"Rumba was a spontaneous activity; it was the newspaper of the times, a way for the slaves to communicate in spite of their oppression," Torres explains. "When black people performed it, it was put down. Then it became commercial, and it got to a point where it became a white thing. Something suffered to accommodate a Western perspective. As long as people think that Cuban culture is white, it's going to be the same story. It's all about control. Black people never have a sense of being in control; their culture is always taken away," she continues. "We do an art that's authentic and somebody comes and takes it away. We're trying to escape that monster. It's hard for us anywhere we go."
In an effort to even the score and raise consciousness in Miami, Torres, director of the Ifé-Ilé dance school and cultural center on SW Seventh Street, has organized the Ifé-Ilé Afro-Cuban Festival. Presented in conjunction with Miami-Dade Community College's Wolfson Campus and Artemis Performance Network, the eight-day event features dance performances and workshops, movie screenings, and panel discussions. Films including Tropicola, director Steve Fagin's look at contemporary Cuba, and Gloria Rolando's tribute to the Afro-Cuban deity, Oggún, will screen nightly at MDCC's Wolfson Campus. Conferences on "Yoruba as a Way of Life" and "Oracle and Divination" will take a serious look at precepts and practices of the syncretic Cuban Yoruba religion -- Santería -- often disdained or mocked by nonbelievers. As part of a workshop about Yoruba cuisine, traditional African foods found on many local Cubans' dinner tables, as well as provisions prepared as offerings to the Afro-Cuban deities of the Yoruba and Congo religions will be presented.

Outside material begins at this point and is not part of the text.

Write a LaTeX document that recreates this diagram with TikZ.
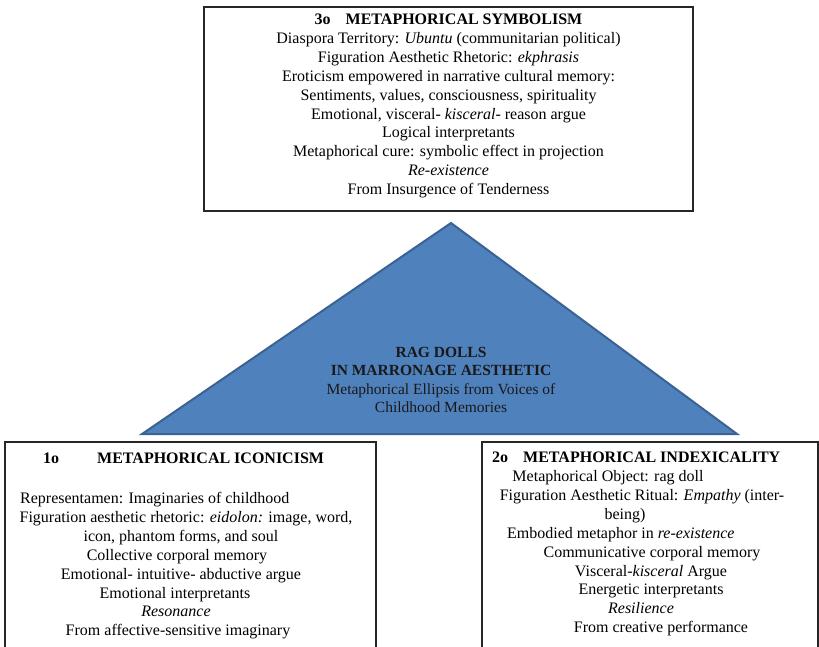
\documentclass[tikz,border=0pt]{standalone}
\usepackage{fontspec}
\setmainfont{Liberation Serif}
\definecolor{triblue}{HTML}{4F81BD}
\definecolor{triedge}{HTML}{3A6293}
\begin{document}
\begin{tikzpicture}[x=1pt,y=-1pt,
  txt/.style={inner sep=0pt, anchor=base, font=\fontsize{16}{19}\selectfont},
  txtw/.style={txt, anchor=base west},
  tritxt/.style={inner sep=0pt, anchor=base, text=black!90, font=\fontsize{15.5}{18}\selectfont},
  boxline/.style={draw=black!85, line width=1.4pt},
  trishape/.style={fill=triblue, draw=triedge, line width=2pt, line join=miter},
]
\useasboundingbox (0,0) rectangle (819,646);
\fill[white] (0,0) rectangle (819,646);

% top box
\draw[boxline] (204,7) rectangle (693,211);
\node[txt] (t0) at (448.5,24.5) {\textbf{3o\hspace{15pt}METAPHORICAL SYMBOLISM}};
\node[txt] (t1) at (448.5,43.4) {Diaspora Territory: \textit{Ubuntu} (communitarian political)};
\node[txt] (t2) at (448.5,62.3) {Figuration Aesthetic Rhetoric: \textit{ekphrasis}};
\node[txt] (t3) at (448.5,81.2) {Eroticism empowered in narrative cultural memory:};
\node[txt] (t4) at (448.5,100.1) {Sentiments, values, consciousness, spirituality};
\node[txt] (t5) at (448.5,119.0) {Emotional, visceral- \textit{kisceral}- reason argue};
\node[txt] (t6) at (448.5,137.9) {Logical interpretants};
\node[txt] (t7) at (448.5,156.8) {Metaphorical cure: symbolic effect in projection};
\node[txt] (t8) at (448.5,175.7) {\textit{Re-existence}};
\node[txt] (t9) at (448.5,194.6) {From Insurgence of Tenderness};

% triangle
\coordinate (apex) at (451,223);
\coordinate (bl) at (142,434);
\coordinate (br) at (737,434);
\draw[trishape] (bl) -- (apex) -- (br) -- cycle;
\node[tritxt] (g0) at (441,357.5) {\textbf{RAG DOLLS}};
\node[tritxt] (g1) at (441,375.5) {\textbf{IN MARRONAGE AESTHETIC}};
\node[tritxt] (g2) at (441,394.5) {Metaphorical Ellipsis from Voices of};
\node[tritxt] (g3) at (441,412.5) {Childhood Memories};

% left box
\draw[boxline] (5,647) -- (5,442) -- (376,442) -- (376,647);
\node[txtw] (l0) at (43,463.5) {\textbf{1o\hspace{38pt}METAPHORICAL ICONICISM}};
\node[txtw] (l1) at (20,503.5) {Representamen: Imaginaries of childhood};
\node[txt] (l2) at (186,522.4) {Figuration aesthetic rhetoric: \textit{eidolon:} image, word,};
\node[txt] (l3) at (181,541.3) {icon, phantom forms, and soul};
\node[txt] (l4) at (177,560.2) {Collective corporal memory};
\node[txt] (l5) at (181,579.1) {Emotional- intuitive- abductive argue};
\node[txt] (l6) at (175,598.0) {Emotional interpretants};
\node[txt] (l7) at (176,616.9) {\textit{Resonance}};
\node[txt] (l8) at (178,635.8) {From affective-sensitive imaginary};

% right box
\draw[boxline] (482,647) -- (482,442) -- (818,442) -- (818,647);
\node[txtw] (r0) at (492,462.5) {\textbf{2o\hspace{15pt}METAPHORICAL INDEXICALITY}};
\node[txt] (r1) at (608,481.5) {Metaphorical Object: rag doll};
\node[txt] (r2) at (642,500.4) {Figuration Aesthetic Ritual: \textit{Empathy} (inter-};
\node[txt] (r3) at (625,519.3) {being)};
\node[txtw] (r4) at (507,538.2) {Embodied metaphor in \textit{re-existence}};
\node[txt] (r5) at (652,557.1) {Communicative corporal memory};
\node[txt] (r6) at (651,576.0) {Visceral-\textit{kisceral} Argue};
\node[txt] (r7) at (651,594.9) {Energetic interpretants};
\node[txt] (r8) at (641,613.8) {\textit{Resilience}};
\node[txt] (r9) at (661,632.7) {From creative performance};
\end{tikzpicture}
\end{document}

Miami Afro-Cuban poet laureate Adrian Castro, bolero singer Lourdes Simon, eclectic pop band the Baboons, and Torres's Ifé-Ilé Cuban Dance and Music Ensemble perform next Friday, October 1, at Ponce de Leon Circle Park during a special Words and Music evening, which will also include an exhibition of works by Cuban-born artists. The next day the festival culminates with a street fair at the Wolfson Campus. But the main event is the premiere of Torres's own Guaguanco Oyelo Bien, a dance and music revue presented at the Colony Theater this Saturday and Sunday. The show, a sort of Afro-Cuban version of Bring in 'Da Noise, Bring in 'Da Funk, boasts a cast of 25 local dancers and musicians. It traverses the history of Afro-Cuban dance, illustrating seventeenth-century slave dances, a marketplace scene, a Sunday-afternoon rumba gathering on a Havana patio, and a commercial rumba performed by a white dancer, and ends with a celebratory jam.
"It's definitely not totally traditional, but I'm trying to tell a story the way my grandmother told it," says Torres. "The Afro-Cuban community is a minority. People are getting to know the culture but they still don't know much about it. The contribution of this culture is so big throughout the world, and people don't know where it comes from. They don't know the history behind the music and the art that it engenders, and how so many people contributed to it through their suffering.
"Usually people put down these art forms because they belong to black people," Torres contends. "We were brought to the Americas as slaves and we were thought not to be human beings. And that prejudice has lingered. People have been blind to the African contribution to modern culture. I think it's time to celebrate it."